Pension Funds and why they are actively managed

As the basis of the idea of this thread was that actually as opposed to what I had previously thought, that pensions needing to pay retirees would by definition need to sell stocks, and act as negative on future stock valuations, the lower interest rates are actually causes pensions to be underfunded so they need more contributions, which has a feedback loop to the stock market.

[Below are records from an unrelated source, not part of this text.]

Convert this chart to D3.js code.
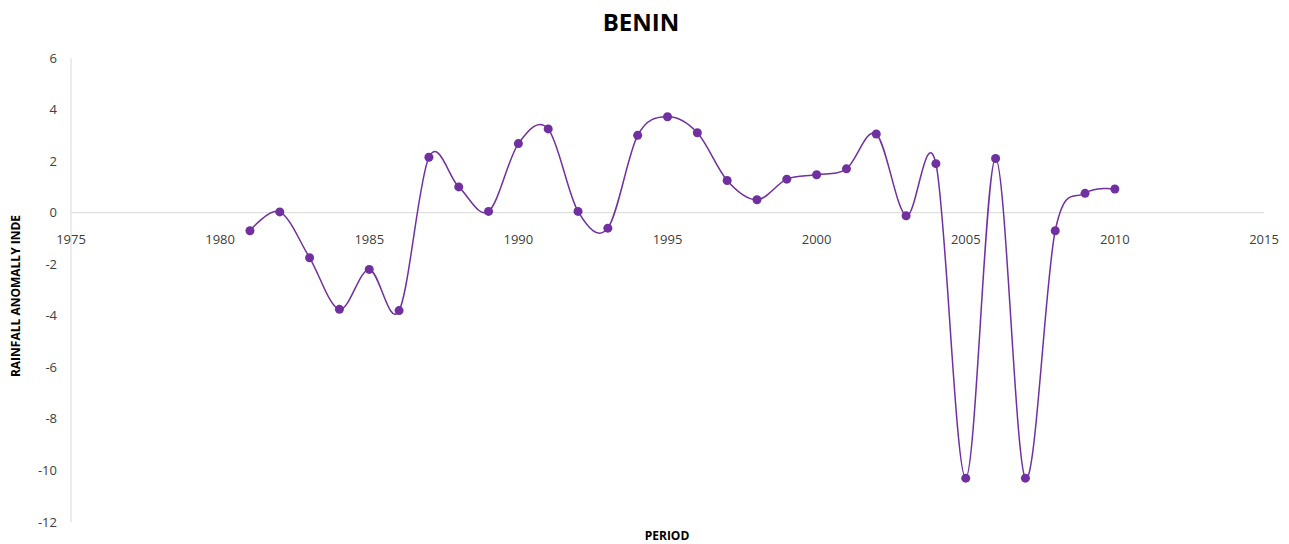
<!DOCTYPE html>
<html>
<head>
<meta charset="utf-8">
<script src="https://cdn.jsdelivr.net/npm/d3@7"></script>
<style>
  body { margin: 0; background: #fff; }
  text { font-family: "Open Sans", "Liberation Sans", sans-serif; }
</style>
</head>
<body>
<script>
var years = [1981,1982,1983,1984,1985,1986,1987,1988,1989,1990,
             1991,1992,1993,1994,1995,1996,1997,1998,1999,2000,
             2001,2002,2003,2004,2005,2006,2007,2008,2009,2010];
var anomaly = [-0.7,0.03,-1.75,-3.75,-2.2,-3.8,2.15,1.0,0.05,2.68,
               3.25,0.05,-0.6,3.0,3.72,3.1,1.25,0.5,1.3,1.47,
               1.7,3.05,-0.12,1.9,-10.3,2.1,-10.3,-0.7,0.75,0.92];
var xTicks = [1975,1980,1985,1990,1995,2000,2005,2010,2015];
var yTicks = [-12,-10,-8,-6,-4,-2,0,2,4,6];

var width = 1289, height = 544;
var plotLeft = 71, plotRight = 1264, plotTop = 58, plotBottom = 522;
var purple = "#7030a0";

var svg = d3.select("body").append("svg")
  .attr("width", width)
  .attr("height", height);

var x = d3.scaleLinear().domain([1975, 2015]).range([plotLeft, plotRight]);
var y = d3.scaleLinear().domain([-12, 6]).range([plotBottom, plotTop]);

// vertical axis line
svg.append("line")
  .attr("x1", plotLeft).attr("x2", plotLeft)
  .attr("y1", plotTop).attr("y2", plotBottom)
  .attr("stroke", "#d9d9d9").attr("stroke-width", 1);

// zero line (x axis)
svg.append("line")
  .attr("x1", plotLeft).attr("x2", plotRight)
  .attr("y1", y(0)).attr("y2", y(0))
  .attr("stroke", "#d9d9d9").attr("stroke-width", 1);

// y tick labels
svg.selectAll(".ylab")
  .data(yTicks)
  .enter()
  .append("text")
  .attr("class", "ylab")
  .attr("x", plotLeft - 14)
  .attr("y", function(d) { return y(d); })
  .attr("dy", "0.35em")
  .attr("text-anchor", "end")
  .attr("font-size", 13)
  .attr("fill", "#404040")
  .text(function(d) { return d; });

// x tick labels, sitting under the zero line
svg.selectAll(".xlab")
  .data(xTicks)
  .enter()
  .append("text")
  .attr("class", "xlab")
  .attr("x", function(d) { return x(d); })
  .attr("y", y(0) + 31)
  .attr("text-anchor", "middle")
  .attr("font-size", 13)
  .attr("fill", "#404040")
  .text(function(d) { return d; });

var pts = years.map(function(yr, i) { return [yr, anomaly[i]]; });

var line = d3.line()
  .x(function(d) { return x(d[0]); })
  .y(function(d) { return y(d[1]); })
  .curve(d3.curveCatmullRom.alpha(0));

svg.append("path")
  .datum(pts)
  .attr("d", line)
  .attr("fill", "none")
  .attr("stroke", purple)
  .attr("stroke-width", 1.5);

svg.selectAll("circle")
  .data(pts)
  .enter()
  .append("circle")
  .attr("cx", function(d) { return x(d[0]); })
  .attr("cy", function(d) { return y(d[1]); })
  .attr("r", 4.5)
  .attr("fill", purple);

// titles
svg.append("text")
  .attr("x", 641).attr("y", 31)
  .attr("text-anchor", "middle")
  .attr("font-size", 24)
  .attr("font-weight", "bold")
  .attr("fill", "#000")
  .text("BENIN");

svg.append("text")
  .attr("x", 667).attr("y", 540)
  .attr("text-anchor", "middle")
  .attr("font-size", 12)
  .attr("font-weight", "bold")
  .attr("fill", "#000")
  .text("PERIOD");

svg.append("text")
  .attr("transform", "translate(20," + 296 + ") rotate(-90)")
  .attr("text-anchor", "middle")
  .attr("font-size", 12)
  .attr("font-weight", "bold")
  .attr("fill", "#000")
  .text("RAINFALL ANOMALLY INDE");
</script>
</body>
</html>
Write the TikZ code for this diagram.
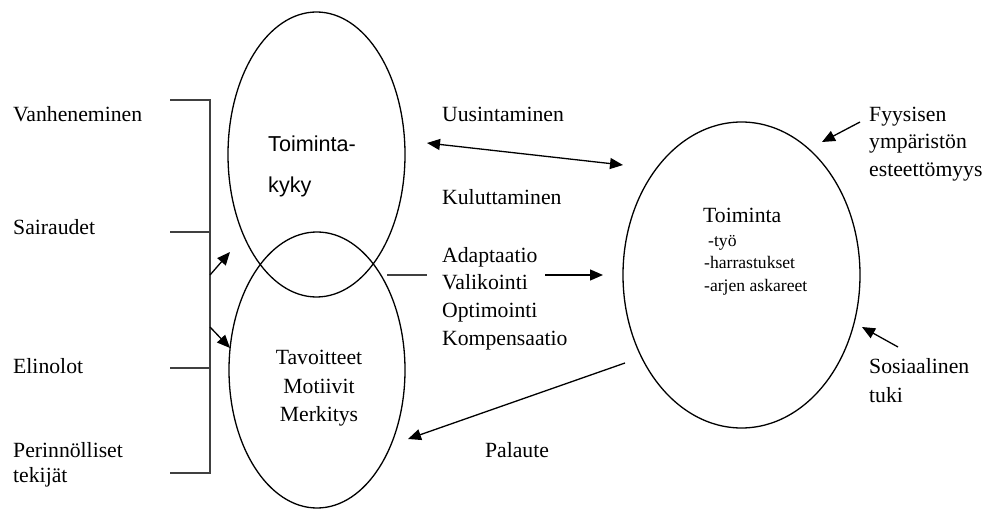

And then I see today this issue from Barrons:
https://www.barrons.com/articles/fedex-underfunded-pension-plans-borrowing-bonds-interest-rates-federal-reserve-pbgc-fee-51564428891?mod=bol-social-tw
 
Intellectual types?

Look through the leaders of most major pension funds and you will find individuals with advanced degrees from American Universities in finance. The same is true at University endowment funds.
 
Pensions should have benchmarks to measure against and one would hope the benchmark is appropriate. This one represents my pensions benchmark.
The Policy Benchmark is comprised of 39.0% Russell 3000 Index, 16.5% MSCI ACWI ex-USA Index, 16.0% Bloomberg Barclays U.S. Treasury, 15.0% Bloomberg Barclays U.S. Intermediate Credit Index, 7.5% NCREIF Open End Diversified Core Equity Index, 4.0% Bloomberg Barclays U.S. TIPS 1-10 Year Index, and 2.0% ICE BofAML U.S. High Yield Master II Index.
FWIW, it has beat that benchmark on 3,5,7, and 10 yr annual returns.
Pensions just cannot load up on stocks, liquidity and near term needs of the system through cash disbursements and continuous money flowing in and out of system are examples of reasons why.